Nevertheless, expect some governments to be quickly back claiming the Bank’s endorsement anyway even though there may be more diverse outcomes. In this first cut Hungary topped the regulatory framework assessment, Estonia was judged to have the best public service delivery, and Singapore had the best operational efficiency.
WTO: Services please
Meanwhile, as the World Trade Organisation marks the 30th anniversary of its founding this year, its latest outlook underlines the powerful but challenged role of trade in reducing global income disparity and provides some insight not how the system is managing US-China tensions.
The correlation between economic growth in low-and-medium income economies and trade participation remains clear across the 30 years, even though the process has been less powerful in the past decade.
The WTO warns of downside risks to world trade in the near future from regional conflicts, monetary policy uncertainty, and fragmentation of supply chains. But it still expects moderate expansion around three per cent in line with global growth after the sharp fluctuations in recent years, which is not a bad result given the risks. And services trade remains the standout stabilising force with steady growth in the high single digits.
With geopolitical conflict now seen as the biggest threat to trade after the pandemic and supply chain constraints, the outlook contains some interesting insights into both how this is occurring and being offset.
It says that there are clear signs of fragmentation along geopolitical lines (crudely labelled west and east) since the Ukraine war with trade growing four per cent more slowly between these blocs than within them since the war. On the other hand, despite much talk about regionalisation of trade and near-shoring, there is little sign of this happening.
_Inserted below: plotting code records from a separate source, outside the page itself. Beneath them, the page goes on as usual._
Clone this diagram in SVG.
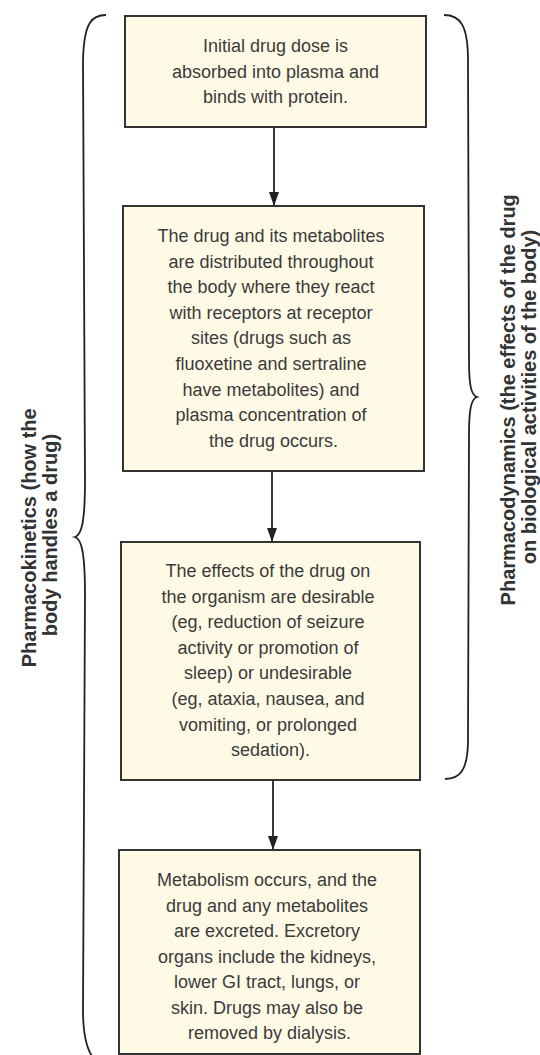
<svg xmlns="http://www.w3.org/2000/svg" width="540" height="1055" viewBox="0 0 540 1055">
<defs>
<style>
.box{fill:#fffae6;stroke:#333;stroke-width:2}
.t{font-family:"Liberation Sans",Arial,sans-serif;font-size:18px;fill:#3a3a3a;text-anchor:middle}
.lbl{font-family:"Liberation Sans",Arial,sans-serif;font-size:20px;font-weight:bold;fill:#333;text-anchor:middle}
.brace{fill:none;stroke:#222;stroke-width:1.8}
.conn{stroke:#222;stroke-width:1.8;fill:none}
</style>
<marker id="arr" viewBox="0 0 14 10" refX="14" refY="5" markerWidth="14" markerHeight="10" orient="auto" markerUnits="userSpaceOnUse">
<path d="M0,0 L14,5 L0,10 Z" fill="#222"/>
</marker>
</defs>

<g id="brace-left">
<path class="brace" d="M106,15 C92,15 84,22 83,60 L85,480 C85,520 82,535 75,537 C82,539 85,555 85,595 L83,1010 C83,1040 88,1050 92,1056"/>
</g>
<g id="brace-right">
<path class="brace" d="M444,15 C460,15 468,25 468,60 L469,360 C469,385 471,395 477,397 C471,399 469,410 469,435 L468,740 C468,770 460,779 445,779"/>
</g>

<g id="label-left">
<text class="lbl" transform="translate(36,535) rotate(-90)">
<tspan x="0" y="0">Pharmacokinetics (how the</tspan>
<tspan x="0" y="21">body handles a drug)</tspan>
</text>
</g>
<g id="label-right">
<text class="lbl" transform="translate(515,397) rotate(-90)">
<tspan x="0" y="0">Pharmacodynamics (the effects of the drug</tspan>
<tspan x="0" y="21">on biological activities of the body)</tspan>
</text>
</g>

<g id="connectors">
<line class="conn" x1="274" y1="127" x2="274" y2="206" marker-end="url(#arr)"/>
<line class="conn" x1="272" y1="471" x2="272" y2="542" marker-end="url(#arr)"/>
<line class="conn" x1="273" y1="780" x2="273" y2="850" marker-end="url(#arr)"/>
</g>

<g id="node1">
<rect class="box" x="125" y="16" width="301" height="111"/>
<text class="t"><tspan x="275.5" y="52">Initial drug dose is</tspan><tspan x="275.5" y="77.5">absorbed into plasma and</tspan><tspan x="275.5" y="103">binds with protein.</tspan></text>
</g>

<g id="node2">
<rect class="box" x="123" y="206" width="301" height="265"/>
<text class="t">
<tspan x="273.5" y="242">The drug and its metabolites</tspan>
<tspan x="273.5" y="267.6">are distributed throughout</tspan>
<tspan x="273.5" y="293.2">the body where they react</tspan>
<tspan x="273.5" y="318.8">with receptors at receptor</tspan>
<tspan x="273.5" y="344.4">sites (drugs such as</tspan>
<tspan x="273.5" y="370">fluoxetine and sertraline</tspan>
<tspan x="273.5" y="395.6">have metabolites) and</tspan>
<tspan x="273.5" y="421.2">plasma concentration of</tspan>
<tspan x="273.5" y="446.8">the drug occurs.</tspan>
</text>
</g>

<g id="node3">
<rect class="box" x="121" y="542" width="299" height="238"/>
<text class="t">
<tspan x="270.5" y="577">The effects of the drug on</tspan>
<tspan x="270.5" y="602.6">the organism are desirable</tspan>
<tspan x="270.5" y="628.2">(eg, reduction of seizure</tspan>
<tspan x="270.5" y="653.8">activity or promotion of</tspan>
<tspan x="270.5" y="679.4">sleep) or undesirable</tspan>
<tspan x="270.5" y="705">(eg, ataxia, nausea, and</tspan>
<tspan x="270.5" y="730.6">vomiting, or prolonged</tspan>
<tspan x="270.5" y="756.2">sedation).</tspan>
</text>
</g>

<g id="node4">
<rect class="box" x="119" y="850" width="301" height="204"/>
<text class="t">
<tspan x="269.5" y="886">Metabolism occurs, and the</tspan>
<tspan x="269.5" y="911.5">drug and any metabolites</tspan>
<tspan x="269.5" y="937">are excreted. Excretory</tspan>
<tspan x="269.5" y="962.5">organs include the kidneys,</tspan>
<tspan x="269.5" y="988">lower GI tract, lungs, or</tspan>
<tspan x="269.5" y="1013.5">skin. Drugs may also be</tspan>
<tspan x="269.5" y="1039">removed by dialysis.</tspan>
</text>
</g>
</svg>
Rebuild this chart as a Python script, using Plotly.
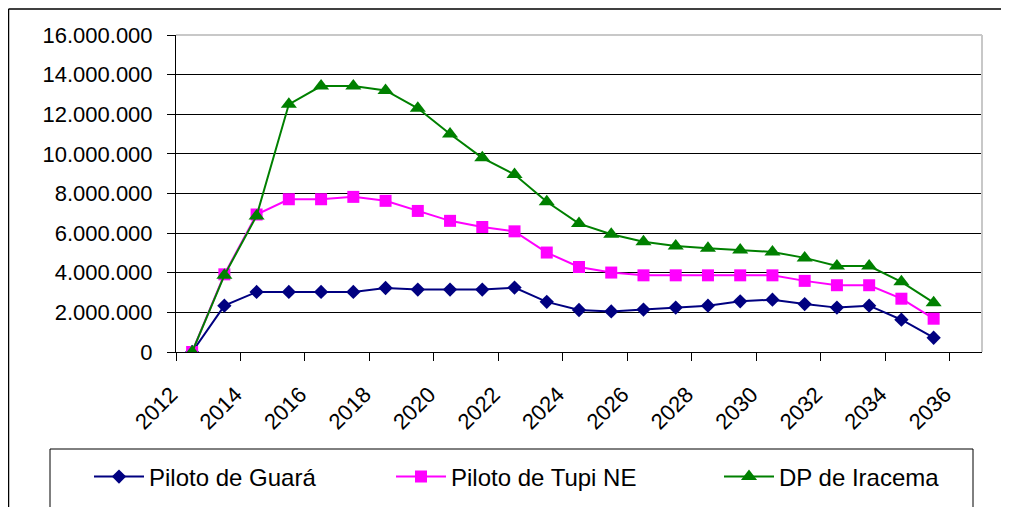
import plotly.graph_objects as go

# ---- data ----
years = [2012, 2013, 2014, 2015, 2016, 2017, 2018, 2019, 2020, 2021, 2022, 2023,
         2024, 2025, 2026, 2027, 2028, 2029, 2030, 2031, 2032, 2033, 2034, 2035]
guara = [0, 2340000, 3030000, 3030000, 3030000, 3030000, 3230000, 3150000, 3150000,
         3150000, 3250000, 2530000, 2120000, 2050000, 2140000, 2240000, 2340000,
         2560000, 2640000, 2420000, 2240000, 2340000, 1630000, 720000]
tupi = [0, 3920000, 6940000, 7710000, 7710000, 7830000, 7630000, 7120000, 6620000,
        6310000, 6090000, 5020000, 4290000, 4010000, 3870000, 3870000, 3870000,
        3870000, 3870000, 3590000, 3370000, 3370000, 2690000, 1680000]
iracema = [0, 3870000, 6870000, 12500000, 13420000, 13420000, 13200000, 12300000,
           11000000, 9800000, 8960000, 7580000, 6480000, 5940000, 5560000, 5350000,
           5240000, 5150000, 5050000, 4750000, 4340000, 4340000, 3540000, 2490000]
tick_years = [2012, 2014, 2016, 2018, 2020, 2022, 2024, 2026, 2028, 2030, 2032, 2034, 2036]
y_ticks = [0, 2000000, 4000000, 6000000, 8000000, 10000000, 12000000, 14000000, 16000000]
names = ["Piloto de Guará", "Piloto de Tupi NE", "DP de Iracema"]

# ---- layout geometry (page pixels; page body adds an 8px offset) ----
W, H = 1009, 507
OFF = 8
L, R, T, B = 176, 982, 35, 352
def px(x):
    return (x - L) / (R - L)
def py(y):
    return (B - y) / (B - T)

FONT = "Liberation Sans, Arial, sans-serif"

fig = go.Figure()
fig.add_trace(go.Scatter(x=years, y=guara, name=names[0], mode="lines+markers",
                         line=dict(color="#000080", width=2),
                         marker=dict(symbol="diamond", size=11, color="#000080"),
                         legend="legend"))
fig.add_trace(go.Scatter(x=years, y=tupi, name=names[1], mode="lines+markers",
                         line=dict(color="#FF00FF", width=2),
                         marker=dict(symbol="square", size=12, color="#FF00FF"),
                         legend="legend2"))
fig.add_trace(go.Scatter(x=years, y=iracema, name=names[2], mode="lines+markers",
                         line=dict(color="#008000", width=2),
                         marker=dict(symbol="triangle-up", size=14, color="#008000"),
                         legend="legend3"))

leg_common = dict(font=dict(family=FONT, size=24, color="black"),
                  bgcolor="rgba(0,0,0,0)", borderwidth=0, xanchor="left",
                  yanchor="middle", itemwidth=50)
legend_y = py(477)

fig.update_layout(
    width=W, height=H,
    margin=dict(l=L - OFF, r=W - R + OFF, t=T - OFF, b=H - B + OFF, autoexpand=False),
    paper_bgcolor="white", plot_bgcolor="white",
    separators=",.",
    showlegend=True,
    font=dict(family=FONT, size=22, color="black"),
    legend=dict(x=px(89), y=legend_y, **leg_common),
    legend2=dict(x=px(391), y=legend_y, **leg_common),
    legend3=dict(x=px(719), y=legend_y, **leg_common),
    xaxis=dict(range=[2011.5, 2036.5], tickmode="array", tickvals=tick_years,
               ticktext=[str(t) for t in tick_years], tickangle=-45,
               ticks="", showgrid=False, showline=True, linecolor="black",
               linewidth=1, zeroline=False, ticklabelshift=-21,
               ticklabelstandoff=20, automargin=False,
               tickfont=dict(family=FONT, size=22, color="black"),
               minor=dict(tickmode="array",
                          tickvals=[2011.5 + 2 * i for i in range(13)],
                          ticks="outside", ticklen=8, tickcolor="black",
                          tickwidth=1, showgrid=False)),
    yaxis=dict(range=[0, 16000000], tickmode="array", tickvals=y_ticks,
               tickformat=",d", ticks="outside", ticklen=8, tickcolor="black",
               showgrid=True, gridcolor="black", gridwidth=1,
               showline=True, linecolor="black", linewidth=1, zeroline=False,
               ticklabelstandoff=10, automargin=False,
               tickfont=dict(family=FONT, size=22, color="black")),
    shapes=[
        # outer chart border
        dict(type="line", xref="paper", yref="paper", x0=px(8.5), x1=px(1020),
             y0=py(9), y1=py(9), line=dict(color="black", width=1.5)),
        dict(type="line", xref="paper", yref="paper", x0=px(8.5), x1=px(8.5),
             y0=py(9), y1=py(520), line=dict(color="black", width=1.5)),
        # legend box
        dict(type="rect", xref="paper", yref="paper", x0=px(50), x1=px(973),
             y0=py(540), y1=py(449), line=dict(color="black", width=1),
             fillcolor="rgba(0,0,0,0)", layer="below"),
        # plot area border (top and right, grey)
        dict(type="line", xref="paper", yref="paper", x0=0, x1=1, y0=1, y1=1,
             line=dict(color="#c8c8c8", width=2), layer="above"),
        dict(type="line", xref="paper", yref="paper", x0=1, x1=1, y0=0, y1=1,
             line=dict(color="#c8c8c8", width=2), layer="above"),
    ],
)

fig.write_html("out.html")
There is a decoupling of trade between the United States and China across a full spectrum of goods with an acceleration of this process in the most complex goods. This is different to the broader east/west fragmentation that mostly only applies to the least complex product supply chains where alternative suppliers are easier to find.
Referring to the more severe US/China decoupling, the Outlook report observes:
“Since the trade policy driving decoupling has been underway for more than five years, it is plausible that this has provided the necessary adjustment period for the two countries to find or develop new production capacities and to diversify sources of supply, even for the most complex products.”
But the across-the-board US/China decoupling is being offset by the emergence of Mexico and Vietnam as “connecting” economies taking quite striking growth in exports from China which then turn into exports to the United States.
This article first appeared in The Interpreter, published by the Lowy Institute.